Better law-making 2005: application of the principles of subsidiarity and proportionality. 13th annual report
The European Parliament adopted a resolution based on the own-initiative report drawn up by Bert DOORN (EPP-ED, NL) in response to the Commission’s communication on the action programme for reducing administrative burdens in the European Union (“Better law-making”).
Parliament agreed that the regulatory environment in which businesses operated was a determinant of their competitiveness, of sustainable growth and of employment performance. Ensuring the regulatory environment was transparent, clear, effective and generally of high quality should be an important objective of EU policy. Poor regulatory quality in the Member States and at Community level weakened the rule of law and alienated citizens from their institutions.

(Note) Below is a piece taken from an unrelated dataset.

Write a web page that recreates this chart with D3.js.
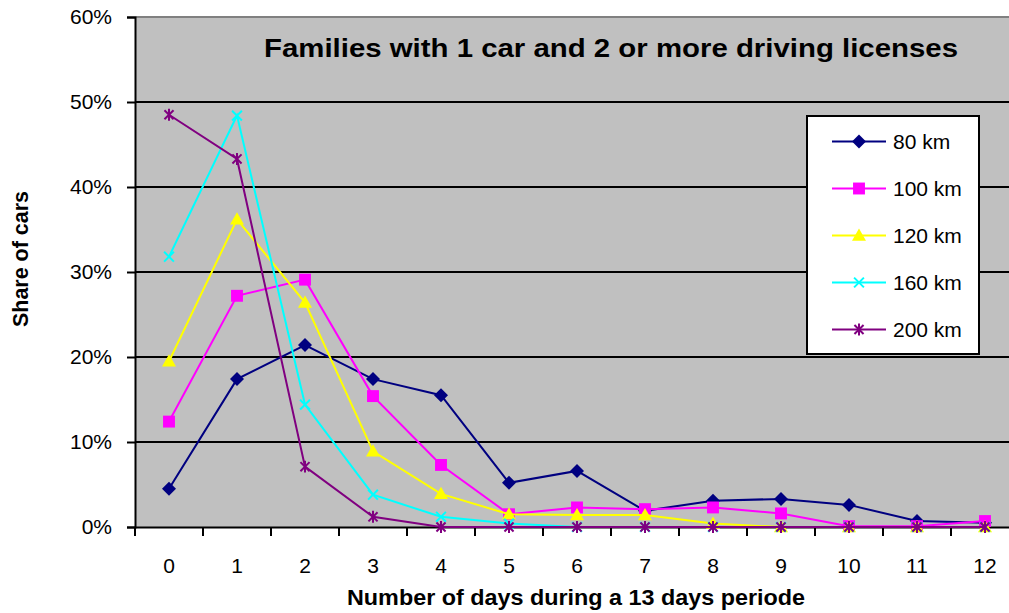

Members welcomed the success of the web portal "Your Voice in Europe" and invited the Commission to develop other effective ways of consulting interested parties about every aspect of a legislative proposal, including impact assessments. These should be based on wide-ranging consultation of stakeholders. Parliament called on the Commission to provide a sufficient number of scenarios and policy options (including "do-nothing" options if necessary) as a basis for cost-effective and sustainable solutions.
Parliament also welcomed the Commission’s action programme to measure the administrative cost for undertakings in Europe and to reduce needless and disproportionate administrative burdens by 25% by 2012. However, it did note that the strategy for a 25% reduction referred to needless administrative burdens for undertakings and could not, therefore, be equated to a deregulation, or lead to a change in the policy objectives and level of ambition contained in Community legislation. The Commission was asked to ensure that the reduction in unnecessary administrative burdens arising from regulations should not be at the expense of the original objectives of the regulations concerned.
The report emphasised, in particular, that an effective strategy for the reduction of unnecessary European administrative burdens must be implemented both by the Commission, as regards unnecessary administrative burdens arising from European regulations and directives, and by the Member States, as such burdens arising from national legislation. It called on the Commission to take the lead.
Parliament was greatly concerned by the fact that the Commission proposed to limit the scope of the action programme to obligations of businesses. It considered, however, that the strategy for development and employment required the action programme to cover all administrative burdens. It welcomed the identification by the Commission of 13 priority areas where the administrative costs were to be measured and unnecessary administrative burdens be reduced as a pragmatic and effective approach. In the longer term, the Commission should reduce unnecessary administrative burdens outside these priority areas.
The Commission was invited to publish each year the measures adopted and the measures planned to reduce unnecessary administrative burdens in the EU, the increase in administrative burdens in the EU arising from new regulations and the envisaged net contribution of these measures to the attainment of the target reduction of 25% by 2012.
Parliament supported the Commission's efforts to chart the unnecessary administrative burdens arising from new European legislation through the integration of the Standard Cost Method (SCM) in the impact assessment procedure. It considered it essential that stakeholders help to gather the information required for the use of the SCM.
Parliament emphasised that it should not take into consideration any legislative proposals from the Commission that are not accompanied by an independently scrutinised impact assessment that includes an evaluation of the existence of any unnecessary administrative burden through the SCM.
Lastly, Parliament proposed that appropriations recently released in the EU Budget for a pilot project minimizing administrative burdens be used to set up an independent panel of experts to monitor the quality of opinions delivered by the Impact Assessment Board (IAB) by means of spot checks, notably as regards the charting of unnecessary administrative burdens, and to supervise the implementation of the European action programme to reduce administrative burdens.